• **Task goal**
Look below and pull out each line with the word "this".

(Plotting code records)
——————

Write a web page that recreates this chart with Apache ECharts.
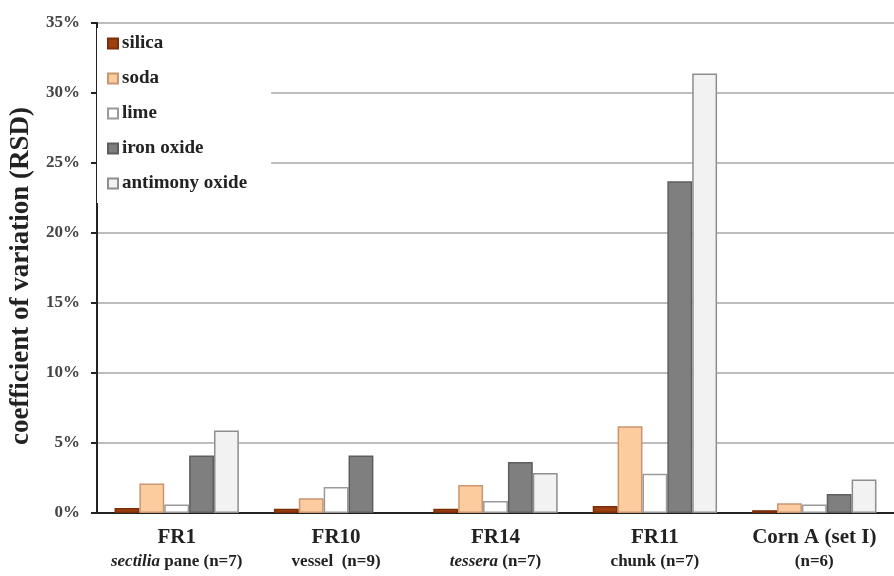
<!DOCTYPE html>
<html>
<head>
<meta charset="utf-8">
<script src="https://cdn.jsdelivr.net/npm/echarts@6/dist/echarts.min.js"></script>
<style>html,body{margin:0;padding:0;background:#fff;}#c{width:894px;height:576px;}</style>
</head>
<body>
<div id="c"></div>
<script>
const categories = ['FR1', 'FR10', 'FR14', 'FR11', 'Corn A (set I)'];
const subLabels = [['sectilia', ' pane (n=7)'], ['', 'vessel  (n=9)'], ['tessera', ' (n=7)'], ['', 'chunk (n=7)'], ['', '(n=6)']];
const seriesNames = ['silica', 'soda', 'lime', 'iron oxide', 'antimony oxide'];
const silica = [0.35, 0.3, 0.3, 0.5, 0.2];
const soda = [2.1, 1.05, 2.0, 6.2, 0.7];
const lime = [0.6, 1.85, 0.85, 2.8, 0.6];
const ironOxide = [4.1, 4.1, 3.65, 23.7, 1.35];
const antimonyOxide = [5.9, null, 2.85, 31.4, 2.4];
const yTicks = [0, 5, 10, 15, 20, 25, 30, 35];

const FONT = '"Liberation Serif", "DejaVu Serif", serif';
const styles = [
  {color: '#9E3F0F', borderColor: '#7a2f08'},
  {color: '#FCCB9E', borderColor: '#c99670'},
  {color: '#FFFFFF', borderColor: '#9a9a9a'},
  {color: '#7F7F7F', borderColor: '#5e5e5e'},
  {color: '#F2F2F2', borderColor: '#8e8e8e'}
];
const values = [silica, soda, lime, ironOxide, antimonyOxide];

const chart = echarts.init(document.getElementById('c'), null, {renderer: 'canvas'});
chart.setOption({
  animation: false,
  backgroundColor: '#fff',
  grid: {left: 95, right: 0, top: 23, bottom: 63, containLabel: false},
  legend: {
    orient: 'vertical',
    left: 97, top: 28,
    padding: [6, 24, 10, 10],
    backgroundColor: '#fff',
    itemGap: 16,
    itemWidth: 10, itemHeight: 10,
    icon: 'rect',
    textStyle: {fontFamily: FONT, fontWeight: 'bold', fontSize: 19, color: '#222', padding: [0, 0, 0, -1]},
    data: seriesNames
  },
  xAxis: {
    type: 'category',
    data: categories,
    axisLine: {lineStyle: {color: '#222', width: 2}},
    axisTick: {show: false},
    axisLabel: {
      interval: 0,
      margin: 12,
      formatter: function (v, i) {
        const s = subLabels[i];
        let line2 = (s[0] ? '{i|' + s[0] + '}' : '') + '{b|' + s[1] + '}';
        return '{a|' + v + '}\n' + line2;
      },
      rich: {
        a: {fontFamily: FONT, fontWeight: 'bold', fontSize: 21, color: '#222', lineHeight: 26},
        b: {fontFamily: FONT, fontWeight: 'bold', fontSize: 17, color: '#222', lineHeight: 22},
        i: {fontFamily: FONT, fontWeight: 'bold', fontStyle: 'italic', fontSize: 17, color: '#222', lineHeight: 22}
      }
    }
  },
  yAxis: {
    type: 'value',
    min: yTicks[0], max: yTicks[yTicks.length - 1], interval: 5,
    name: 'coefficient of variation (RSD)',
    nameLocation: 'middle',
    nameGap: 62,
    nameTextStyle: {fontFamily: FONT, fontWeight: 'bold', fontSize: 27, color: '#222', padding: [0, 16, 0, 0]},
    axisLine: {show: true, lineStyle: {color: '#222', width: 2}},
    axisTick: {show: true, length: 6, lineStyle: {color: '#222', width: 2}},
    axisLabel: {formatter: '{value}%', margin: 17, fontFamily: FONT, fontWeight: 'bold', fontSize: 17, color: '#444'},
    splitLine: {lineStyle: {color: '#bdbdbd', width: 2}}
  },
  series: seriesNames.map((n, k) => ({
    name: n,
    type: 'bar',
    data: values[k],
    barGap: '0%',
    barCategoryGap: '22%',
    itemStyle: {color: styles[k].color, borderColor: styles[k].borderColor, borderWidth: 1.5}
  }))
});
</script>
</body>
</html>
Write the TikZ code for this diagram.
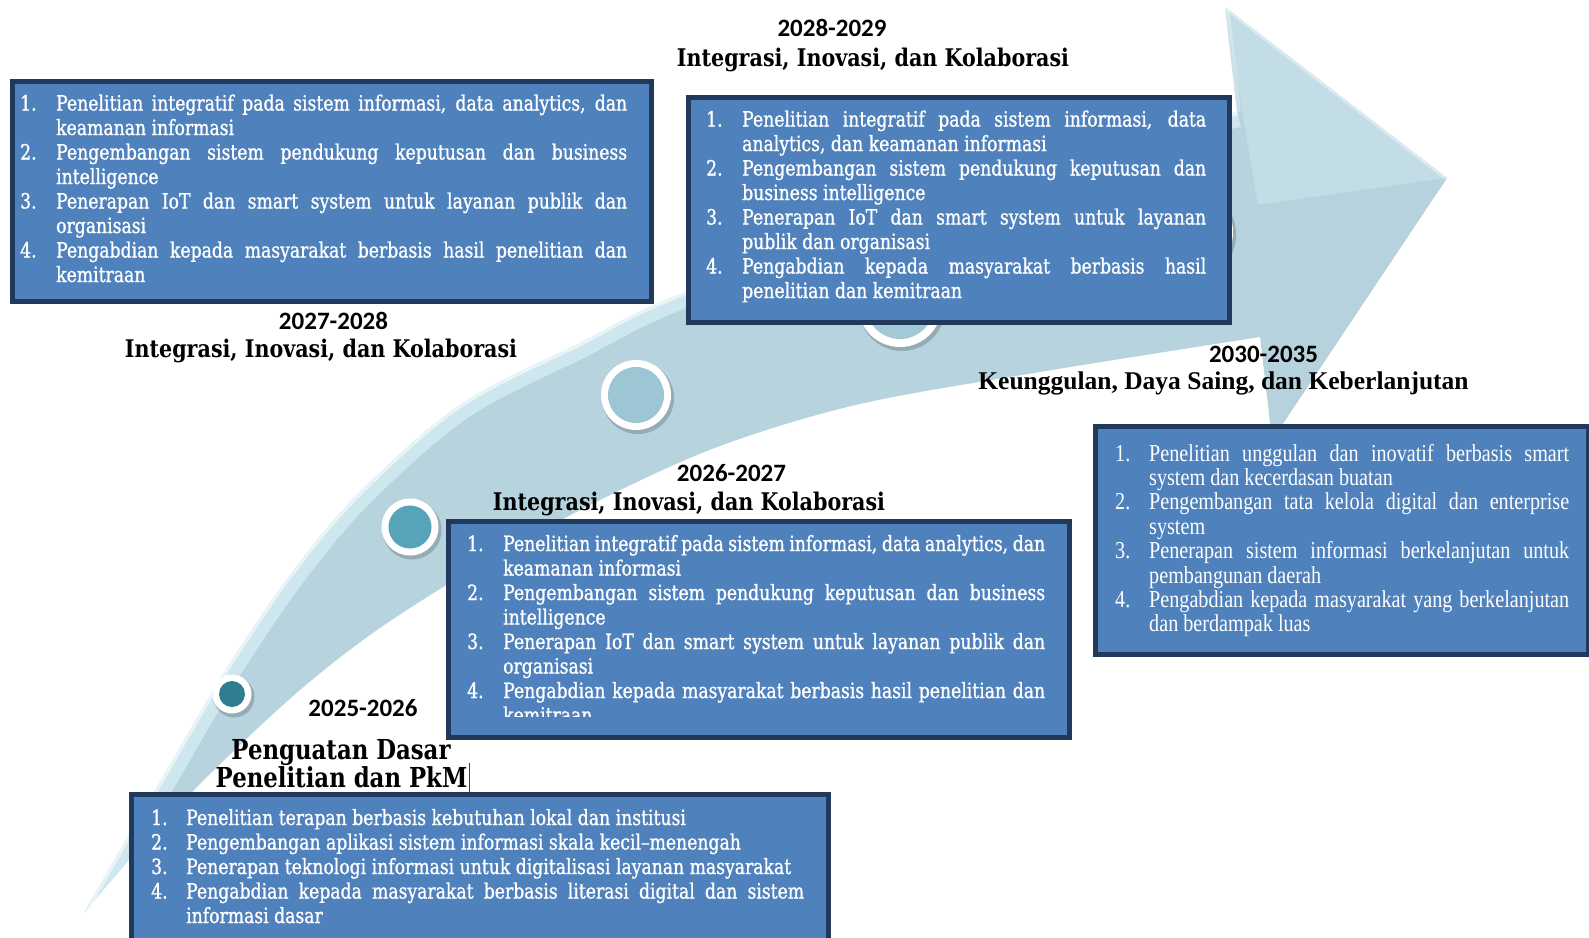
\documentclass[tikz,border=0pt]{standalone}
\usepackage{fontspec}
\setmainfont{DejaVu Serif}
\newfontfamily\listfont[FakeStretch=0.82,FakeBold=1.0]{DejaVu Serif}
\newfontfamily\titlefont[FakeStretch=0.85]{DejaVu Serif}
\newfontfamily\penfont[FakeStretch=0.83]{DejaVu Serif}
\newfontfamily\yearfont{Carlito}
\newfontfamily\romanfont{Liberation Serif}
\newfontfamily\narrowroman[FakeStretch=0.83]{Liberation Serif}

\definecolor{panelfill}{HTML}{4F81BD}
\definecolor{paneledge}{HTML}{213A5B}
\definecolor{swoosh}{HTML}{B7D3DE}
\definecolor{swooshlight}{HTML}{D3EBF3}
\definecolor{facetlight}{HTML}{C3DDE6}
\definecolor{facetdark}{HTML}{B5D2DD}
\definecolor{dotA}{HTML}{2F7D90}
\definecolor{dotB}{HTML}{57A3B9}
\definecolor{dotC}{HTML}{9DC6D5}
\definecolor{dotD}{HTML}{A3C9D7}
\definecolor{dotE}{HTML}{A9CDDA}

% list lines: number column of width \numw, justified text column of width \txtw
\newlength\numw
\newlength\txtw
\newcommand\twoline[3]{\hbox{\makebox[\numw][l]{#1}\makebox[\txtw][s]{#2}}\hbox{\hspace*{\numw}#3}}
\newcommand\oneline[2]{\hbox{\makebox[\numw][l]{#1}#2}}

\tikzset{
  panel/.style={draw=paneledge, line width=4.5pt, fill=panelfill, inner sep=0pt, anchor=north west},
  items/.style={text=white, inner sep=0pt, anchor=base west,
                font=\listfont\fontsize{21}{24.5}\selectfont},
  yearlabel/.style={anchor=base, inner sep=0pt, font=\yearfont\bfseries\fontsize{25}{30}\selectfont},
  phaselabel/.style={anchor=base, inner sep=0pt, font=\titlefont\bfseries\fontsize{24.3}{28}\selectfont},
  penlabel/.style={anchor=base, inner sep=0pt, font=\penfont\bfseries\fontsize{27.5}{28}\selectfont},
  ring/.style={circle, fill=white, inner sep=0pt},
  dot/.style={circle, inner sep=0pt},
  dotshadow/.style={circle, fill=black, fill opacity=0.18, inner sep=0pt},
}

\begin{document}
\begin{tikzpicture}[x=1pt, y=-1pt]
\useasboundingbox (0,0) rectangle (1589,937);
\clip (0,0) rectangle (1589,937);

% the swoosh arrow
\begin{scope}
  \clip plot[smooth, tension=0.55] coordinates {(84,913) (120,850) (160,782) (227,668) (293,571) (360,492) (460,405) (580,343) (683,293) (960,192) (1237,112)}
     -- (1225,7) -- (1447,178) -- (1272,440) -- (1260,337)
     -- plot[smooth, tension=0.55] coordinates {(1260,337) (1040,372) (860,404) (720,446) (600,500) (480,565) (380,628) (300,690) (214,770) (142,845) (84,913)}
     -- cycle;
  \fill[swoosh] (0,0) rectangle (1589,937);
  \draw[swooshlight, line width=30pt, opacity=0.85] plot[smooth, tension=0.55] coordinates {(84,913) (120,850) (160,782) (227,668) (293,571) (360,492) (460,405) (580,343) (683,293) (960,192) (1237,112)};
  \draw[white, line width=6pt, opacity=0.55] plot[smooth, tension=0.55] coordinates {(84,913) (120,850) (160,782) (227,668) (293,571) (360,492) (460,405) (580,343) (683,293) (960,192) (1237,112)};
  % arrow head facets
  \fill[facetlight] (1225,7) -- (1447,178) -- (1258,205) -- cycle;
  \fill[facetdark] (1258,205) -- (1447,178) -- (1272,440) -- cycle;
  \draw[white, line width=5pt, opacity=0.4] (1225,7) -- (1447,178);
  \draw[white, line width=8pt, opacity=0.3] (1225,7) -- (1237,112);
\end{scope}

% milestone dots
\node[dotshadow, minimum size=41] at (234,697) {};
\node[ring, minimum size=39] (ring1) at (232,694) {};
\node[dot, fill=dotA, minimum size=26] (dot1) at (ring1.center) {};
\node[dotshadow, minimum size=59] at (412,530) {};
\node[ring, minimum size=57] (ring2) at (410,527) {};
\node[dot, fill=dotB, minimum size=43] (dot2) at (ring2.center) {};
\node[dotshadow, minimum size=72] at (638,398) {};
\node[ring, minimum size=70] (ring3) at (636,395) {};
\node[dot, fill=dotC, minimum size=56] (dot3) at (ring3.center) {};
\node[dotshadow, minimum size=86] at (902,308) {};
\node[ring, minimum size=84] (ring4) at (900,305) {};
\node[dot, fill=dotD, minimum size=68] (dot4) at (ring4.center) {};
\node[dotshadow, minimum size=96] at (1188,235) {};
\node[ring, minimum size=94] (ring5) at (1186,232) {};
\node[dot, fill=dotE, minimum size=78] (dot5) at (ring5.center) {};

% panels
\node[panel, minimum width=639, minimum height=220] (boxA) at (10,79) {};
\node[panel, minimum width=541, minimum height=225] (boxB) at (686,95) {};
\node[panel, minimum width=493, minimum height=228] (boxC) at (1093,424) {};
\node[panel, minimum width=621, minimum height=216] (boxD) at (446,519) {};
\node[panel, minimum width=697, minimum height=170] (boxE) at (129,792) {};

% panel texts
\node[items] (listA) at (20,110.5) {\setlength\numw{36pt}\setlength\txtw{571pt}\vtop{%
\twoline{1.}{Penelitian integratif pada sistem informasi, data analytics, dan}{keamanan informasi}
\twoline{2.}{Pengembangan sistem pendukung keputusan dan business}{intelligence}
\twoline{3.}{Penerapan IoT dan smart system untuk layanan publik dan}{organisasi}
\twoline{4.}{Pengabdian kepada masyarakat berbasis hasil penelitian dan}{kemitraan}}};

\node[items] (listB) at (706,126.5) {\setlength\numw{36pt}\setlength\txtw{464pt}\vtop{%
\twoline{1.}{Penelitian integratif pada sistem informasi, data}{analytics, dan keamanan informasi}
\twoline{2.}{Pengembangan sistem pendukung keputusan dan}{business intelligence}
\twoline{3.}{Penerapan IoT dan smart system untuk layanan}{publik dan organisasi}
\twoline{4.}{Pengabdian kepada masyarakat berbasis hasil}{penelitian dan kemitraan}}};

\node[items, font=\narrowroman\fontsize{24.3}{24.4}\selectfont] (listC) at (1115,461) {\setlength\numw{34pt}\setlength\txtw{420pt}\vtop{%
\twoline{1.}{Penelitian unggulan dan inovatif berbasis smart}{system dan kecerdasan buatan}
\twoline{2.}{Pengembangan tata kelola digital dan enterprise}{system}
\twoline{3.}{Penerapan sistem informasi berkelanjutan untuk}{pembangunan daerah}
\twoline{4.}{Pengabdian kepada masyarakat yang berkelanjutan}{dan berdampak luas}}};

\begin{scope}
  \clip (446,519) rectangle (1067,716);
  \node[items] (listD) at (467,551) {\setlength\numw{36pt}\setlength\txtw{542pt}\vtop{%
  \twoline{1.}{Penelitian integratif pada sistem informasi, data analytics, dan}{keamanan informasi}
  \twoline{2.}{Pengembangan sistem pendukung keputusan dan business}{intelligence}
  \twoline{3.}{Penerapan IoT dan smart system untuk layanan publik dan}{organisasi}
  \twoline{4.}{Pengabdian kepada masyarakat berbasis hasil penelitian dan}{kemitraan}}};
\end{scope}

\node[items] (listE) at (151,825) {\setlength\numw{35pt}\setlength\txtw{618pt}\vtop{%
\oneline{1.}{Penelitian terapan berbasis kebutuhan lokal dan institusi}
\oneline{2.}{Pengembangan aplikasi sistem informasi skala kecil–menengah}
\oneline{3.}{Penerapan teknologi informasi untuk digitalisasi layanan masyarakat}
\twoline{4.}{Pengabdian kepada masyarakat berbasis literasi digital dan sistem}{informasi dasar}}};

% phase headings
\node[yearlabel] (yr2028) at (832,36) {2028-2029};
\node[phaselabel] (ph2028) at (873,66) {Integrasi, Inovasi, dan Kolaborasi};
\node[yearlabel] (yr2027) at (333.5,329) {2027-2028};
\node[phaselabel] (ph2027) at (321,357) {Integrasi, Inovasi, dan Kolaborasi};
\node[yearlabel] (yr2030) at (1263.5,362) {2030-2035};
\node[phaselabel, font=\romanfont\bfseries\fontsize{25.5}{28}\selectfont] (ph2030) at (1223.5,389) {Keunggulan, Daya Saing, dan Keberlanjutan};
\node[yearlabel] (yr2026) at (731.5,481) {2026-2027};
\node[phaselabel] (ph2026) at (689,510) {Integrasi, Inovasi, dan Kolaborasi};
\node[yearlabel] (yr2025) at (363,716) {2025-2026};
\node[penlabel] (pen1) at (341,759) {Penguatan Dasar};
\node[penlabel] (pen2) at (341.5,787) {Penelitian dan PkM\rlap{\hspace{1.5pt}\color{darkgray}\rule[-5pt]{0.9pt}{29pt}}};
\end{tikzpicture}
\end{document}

——————

• **Task response**
Write a web page that recreates this chart with Apache ECharts.
Write the TikZ code for this diagram.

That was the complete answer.